Even those reviews that praised Garbo's performance, still panned the film in general. Variety wrote: "That the experiment of converting Miss Garbo into a comedienne is not entirely successful is no fault of hers. Had the script writers and the director, George Cukor, entered into the same spirit of the thing with as much enthusiasm, lack of self-consciousness and abandon as the star, the result would have been a smash hit...Just how some of the lines of dialog escaped the scissors is as much of a mystery as how the screen writers...so completely flopped in providing a reasonably satisfactory finale." Harrison's Reports called Garbo's performance "brilliant...yet if it were not for her charms and fine acting ability there would be little to recommend, for the story is weak and somewhat silly." Film Daily declared Garbo "a delightful comedienne" but called it "unfortunate that the combined talents" of the scriptwriters "do not measure up to those of Miss Garbo's. George Cukor's direction is not as keen as it could be and tends to let the film ramble."

Due to the film's critical failure, many sources have said that the film also did poorly at the box office. According to MGM records, it earned $875,000 in the United States and Canada, and $925,000 in other markets, resulting in an initial loss of $62,000. Despite the previous success of Ninotchka, audiences had difficulty accepting Garbo as a comedienne. Attendance also was likely impacted by the Japanese attack on Pearl Harbor, which occurred three weeks before the film was re-released.

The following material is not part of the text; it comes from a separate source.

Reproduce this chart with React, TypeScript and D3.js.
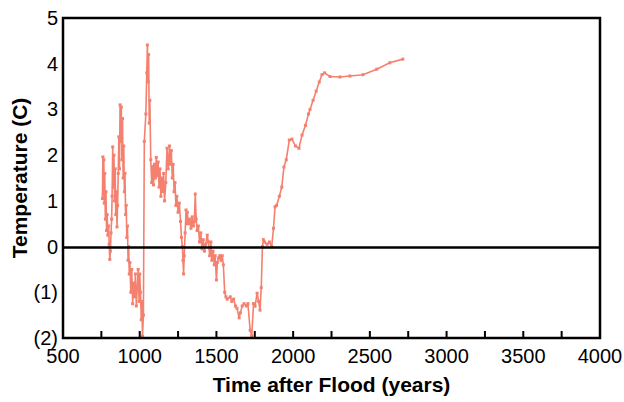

A few sources have challenged the general perception that the picture was a financial failure, with at least one stating that it eventually made back five times its budget.

Later in 1942, Garbo and MGM mutually agreed to terminate her contract with the studio. Contrary to popular belief, Garbo did not retire from acting because of the poor reception to Two-Faced Woman; she fully intended to return to films following the end of World War II. Since she was no longer under a studio contract, she was able to be highly selective over any roles offered to her; for various reasons, several later film projects which interested her did not come to fruition, leaving Two-Faced Woman as her final film.